= Aim of the task =
Write out the entire listing below exactly as it appears, minus any pictures.

= Stored data =
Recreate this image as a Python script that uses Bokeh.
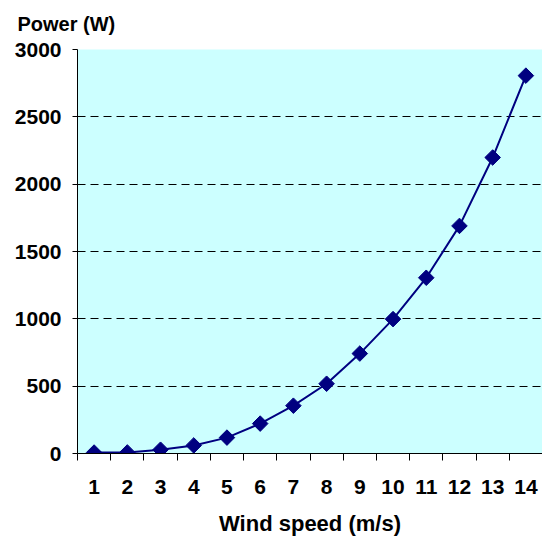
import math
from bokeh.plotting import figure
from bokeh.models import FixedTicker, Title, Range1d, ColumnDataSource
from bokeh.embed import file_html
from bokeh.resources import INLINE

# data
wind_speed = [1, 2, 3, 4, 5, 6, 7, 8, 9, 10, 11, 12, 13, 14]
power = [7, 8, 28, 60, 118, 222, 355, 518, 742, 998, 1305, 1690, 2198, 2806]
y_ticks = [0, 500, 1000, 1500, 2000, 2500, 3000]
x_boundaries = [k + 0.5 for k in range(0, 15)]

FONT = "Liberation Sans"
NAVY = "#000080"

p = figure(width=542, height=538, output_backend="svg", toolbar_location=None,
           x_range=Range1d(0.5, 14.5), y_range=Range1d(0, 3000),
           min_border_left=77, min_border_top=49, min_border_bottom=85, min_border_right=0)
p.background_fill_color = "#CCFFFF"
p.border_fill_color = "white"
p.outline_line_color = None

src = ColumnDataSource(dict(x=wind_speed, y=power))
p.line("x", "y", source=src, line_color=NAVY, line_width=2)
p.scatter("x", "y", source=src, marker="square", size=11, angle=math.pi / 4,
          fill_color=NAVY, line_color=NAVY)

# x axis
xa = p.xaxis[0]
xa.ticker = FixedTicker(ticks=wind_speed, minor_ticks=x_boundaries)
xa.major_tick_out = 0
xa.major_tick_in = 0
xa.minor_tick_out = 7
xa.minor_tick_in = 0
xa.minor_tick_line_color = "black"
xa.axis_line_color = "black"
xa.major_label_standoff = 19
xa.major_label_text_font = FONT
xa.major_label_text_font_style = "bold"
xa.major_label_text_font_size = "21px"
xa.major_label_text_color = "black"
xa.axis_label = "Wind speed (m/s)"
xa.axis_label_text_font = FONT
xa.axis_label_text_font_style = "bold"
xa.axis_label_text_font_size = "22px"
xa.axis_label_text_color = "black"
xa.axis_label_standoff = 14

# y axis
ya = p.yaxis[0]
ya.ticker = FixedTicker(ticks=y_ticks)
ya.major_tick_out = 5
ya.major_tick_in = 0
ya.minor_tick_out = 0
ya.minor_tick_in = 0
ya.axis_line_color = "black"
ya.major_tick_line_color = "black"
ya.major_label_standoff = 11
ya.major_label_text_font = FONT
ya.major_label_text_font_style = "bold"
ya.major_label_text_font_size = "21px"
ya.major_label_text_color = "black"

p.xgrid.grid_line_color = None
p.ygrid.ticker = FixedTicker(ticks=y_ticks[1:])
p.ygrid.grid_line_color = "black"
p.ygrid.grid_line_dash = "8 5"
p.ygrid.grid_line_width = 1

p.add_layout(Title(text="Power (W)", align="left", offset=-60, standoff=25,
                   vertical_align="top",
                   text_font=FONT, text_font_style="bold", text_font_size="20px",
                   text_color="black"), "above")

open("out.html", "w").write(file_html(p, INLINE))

= Completed task =
Recreate this image as a Python script that uses Bokeh.
import math
from bokeh.plotting import figure
from bokeh.models import FixedTicker, Title, Range1d, ColumnDataSource
from bokeh.embed import file_html
from bokeh.resources import INLINE

# data
wind_speed = [1, 2, 3, 4, 5, 6, 7, 8, 9, 10, 11, 12, 13, 14]
power = [7, 8, 28, 60, 118, 222, 355, 518, 742, 998, 1305, 1690, 2198, 2806]
y_ticks = [0, 500, 1000, 1500, 2000, 2500, 3000]
x_boundaries = [k + 0.5 for k in range(0, 15)]

FONT = "Liberation Sans"
NAVY = "#000080"

p = figure(width=542, height=538, output_backend="svg", toolbar_location=None,
           x_range=Range1d(0.5, 14.5), y_range=Range1d(0, 3000),
           min_border_left=77, min_border_top=49, min_border_bottom=85, min_border_right=0)
p.background_fill_color = "#CCFFFF"
p.border_fill_color = "white"
p.outline_line_color = None

src = ColumnDataSource(dict(x=wind_speed, y=power))
p.line("x", "y", source=src, line_color=NAVY, line_width=2)
p.scatter("x", "y", source=src, marker="square", size=11, angle=math.pi / 4,
          fill_color=NAVY, line_color=NAVY)

# x axis
xa = p.xaxis[0]
xa.ticker = FixedTicker(ticks=wind_speed, minor_ticks=x_boundaries)
xa.major_tick_out = 0
xa.major_tick_in = 0
xa.minor_tick_out = 7
xa.minor_tick_in = 0
xa.minor_tick_line_color = "black"
xa.axis_line_color = "black"
xa.major_label_standoff = 19
xa.major_label_text_font = FONT
xa.major_label_text_font_style = "bold"
xa.major_label_text_font_size = "21px"
xa.major_label_text_color = "black"
xa.axis_label = "Wind speed (m/s)"
xa.axis_label_text_font = FONT
xa.axis_label_text_font_style = "bold"
xa.axis_label_text_font_size = "22px"
xa.axis_label_text_color = "black"
xa.axis_label_standoff = 14

# y axis
ya = p.yaxis[0]
ya.ticker = FixedTicker(ticks=y_ticks)
ya.major_tick_out = 5
ya.major_tick_in = 0
ya.minor_tick_out = 0
ya.minor_tick_in = 0
ya.axis_line_color = "black"
ya.major_tick_line_color = "black"
ya.major_label_standoff = 11
ya.major_label_text_font = FONT
ya.major_label_text_font_style = "bold"
ya.major_label_text_font_size = "21px"
ya.major_label_text_color = "black"

p.xgrid.grid_line_color = None
p.ygrid.ticker = FixedTicker(ticks=y_ticks[1:])
p.ygrid.grid_line_color = "black"
p.ygrid.grid_line_dash = "8 5"
p.ygrid.grid_line_width = 1

p.add_layout(Title(text="Power (W)", align="left", offset=-60, standoff=25,
                   vertical_align="top",
                   text_font=FONT, text_font_style="bold", text_font_size="20px",
                   text_color="black"), "above")

open("out.html", "w").write(file_html(p, INLINE))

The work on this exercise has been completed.